Commentaire de C. trav. Liège (div. Liège), 9 janvier 2024, R.G. 2021/AL/196
Mis en ligne le jeudi 3 octobre 2024
Cour du travail de Liège (division Liège), 9 janvier 2024, R.G. 2021/AL/196
Terra Laboris
Un arrêt de la Cour du travail de Liège du 9 janvier 2024 rappelle la justification des conditions de cumul sans limitation d’une pension avec des revenus professionnels lorsque le pensionné n’a pas 65 ans, étant l’exigence d’une carrière complète.
Les faits
Un travailleur (ayant une carrière mixte de salarié et ensuite d’indépendant) reçoit en 2008 un aperçu de carrière que lui envoie d’office le SFP, estimation qui ne reprend aucune donnée pour l’année 1969.
En avril 2012, il introduit une demande de pension, à partir du 1er mars 2013.
Le SFP calcule d’abord la pension de retraite dans le secteur des salariés (toujours sans prestations pour l’année 1969).
Il est demandé à l’intéressé de communiquer sa déclaration d’activité (modèle 74), ce qu’il ne fera pas.

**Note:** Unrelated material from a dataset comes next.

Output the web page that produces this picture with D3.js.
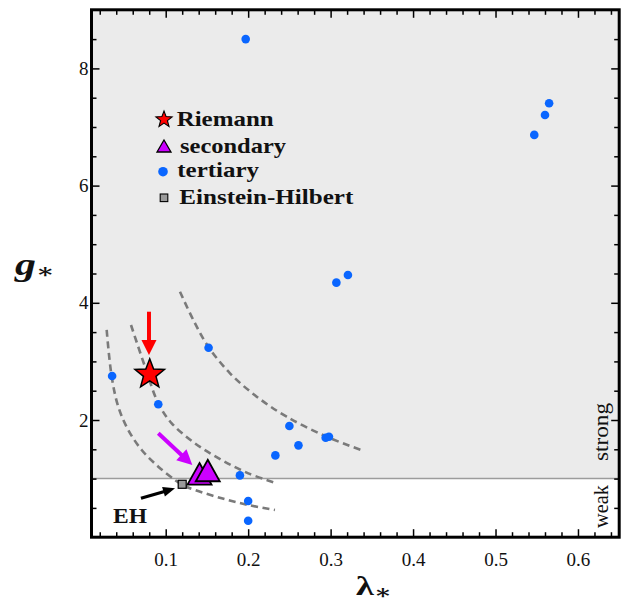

L’INASTI octroie alors, par décision du 28 janvier 2013, la pension en régime indépendant mais signale que celle-ci n’est pas payable au motif de l’absence de déclaration d’activité.
L’intéressé s’exécute alors, précisant ne pas avoir l’intention d’exercer une activité professionnelle si ce n’est dans les limites autorisées.
Le SFP octroie alors une pension de retraite de travailleur salarié à partir du 1er janvier 2014 (toujours sans prestations pour l’année 1969) et l’INASTI fait de même.
Le 17 novembre 2017, l’INASTI suspend la pension de retraite en totalité pour l’année 2015 et à concurrence de 6 % pour la suivante, et ce au motif de l’existence de revenus professionnels, de l’ordre de 17 000 € pour l’année 2015 et de 6 500 € pour 2016.
Le travailleur conteste alors pour la première fois – et ce par la voix de son conseil – l’absence de prise en compte de prestations pour l’année 1969, précisant qu’il a travaillé comme ouvrier à concurrence de 180 jours, le salaire étant le même que pour l’année 1970.
Pour le SFP, vu l’impossibilité de consulter la déclaration de l’employeur pour cette année, la modification demandée ne peut intervenir. Dans la foulée, le service réclame remboursement d’une somme de l’ordre de 15 000 €.
Il procède, par la suite, à des retenues sur les prestations.
Des recours ont été introduits par l’intéressé contre la décision de l’INASTI par requête du 13 février 2018 ainsi que contre les deux décisions du SFP par requête du 14 août 2018.
La décision du tribunal
Le tribunal statue par jugement du 22 février 2021, disant pour droit que l’année 1969 devait être prise en compte. Il accueille les recours, les déclarant fondés et mettant les décisions administratives à néant.
L’appel
Le SFP interjette appel, de même que l’INASTI.
Les deux causes n’ayant pas été traitées ensemble, la cour rappelle ici que dans un arrêt du 7 avril 2023 elle a tranché le volet salarié du litige. L’affaire opposait le travailleur au SFP et l’arrêt a été rendu en présence de l’INASTI. En conséquence, ses enseignements sont opposables aux trois parties.
Les arrêts de la cour
L’arrêt rendu dans le volet salarié le 7 avril 2023
Dans son arrêt du 9 janvier 2024, la cour reprend des passages de cette décision :
renvoyant aux articles 64, § 2, et 64 § 4, de l’arrêté royal du 21 décembre 1967, la cour rappelle que le bénéficiaire d’une pension âgé de moins de 65 ans doit prouver une carrière d’au moins 45 années à la date de prise de cours de sa première pension de retraite.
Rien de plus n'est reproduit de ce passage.